General admission tickets are $35.00 each and are available on-line at irishevening.eventbrite.com or by sending a check payable and mailed to HoCoPoLitSo, 10901 Little Patuxent Parkway, Horowitz Center 200, Columbia, MD 21044.
Donoghue, called “one of popular fiction’s most talented practitioners” by Kirkus Reviews, and a writer with “ingenuity” by the New York Times, will read from Room and her other novels. Donoghue’s reading will be followed by Narrowbacks in a concert of traditional Irish music with stepdancers from the Culkin School.
Donoghue has published eight novels and several pieces for radio, stage, and screen productions. Collectively, her works have won the Lambda Literary Award, the Stonewall Book Award for Literature, the Ferro-Grumley Award for Lesbian Fiction, and the Rogers Writers’ Trust Fiction Prize. A film adaption of Donoghue’s heavily praised 2010 novel Room is currently in production, with director Lenny Abrahamson and Brie Larson set to star. Donoghue has also been in close running for the Giller Prize, the Man Booker Prize, the Governor General’s Award, and the Orange Prize.

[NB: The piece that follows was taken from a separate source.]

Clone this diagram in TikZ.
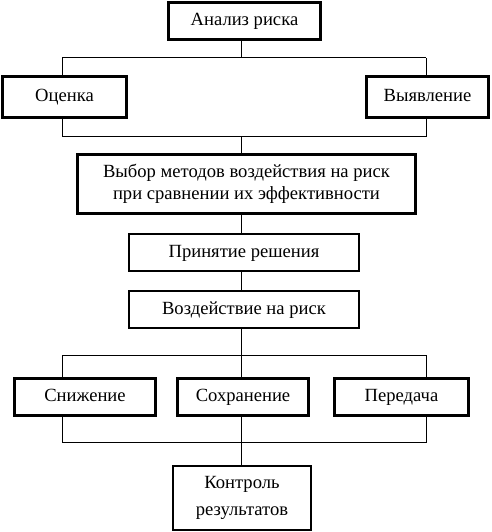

The Narrowbacks features Terence Winch on button accordion, Jesse Winch on bodhran and guitar, former Irish Tradition member Brendan Mulvihill on fiddle, Linda Hickman on flute and whistle, and Eileen (Korn) Estes on lead vocal and piano, who is the daughter of original Celtic Thunder lead vocalist Nita (Conley) Korn. Band members play a full range of traditional Irish reels, jigs, hornpipes, polkas, slides and slow airs. They will also sing a variety of songs, including original compositions.
To be displayed during the event is Denny Lynch’s photographic exhibition, ‘The Carrolls of Offaly and Maryland, A Photographic Essay,’ a series of photographs that came about from Lynch’s fourteen-year study of the history of the Carrolls. Lynch has said of the exhibit, “This exploration gave me the opportunity to photograph beautiful landscapes, castles, towns, and monuments associated with this family on both sides of the Atlantic.”
Donoghue follows other great Irish authors who have come to Howard County, including Frank McCourt, Eavan Boland, Hugo Hamilton, Paula Meehan, Colm Tóibín, Anne Enright, and Colum McCann, to name a few. For years, HoCoPoLitSo’s Irish Evening has recognized and celebrated the enormous impact of Irish-born writers on the world of contemporary literature.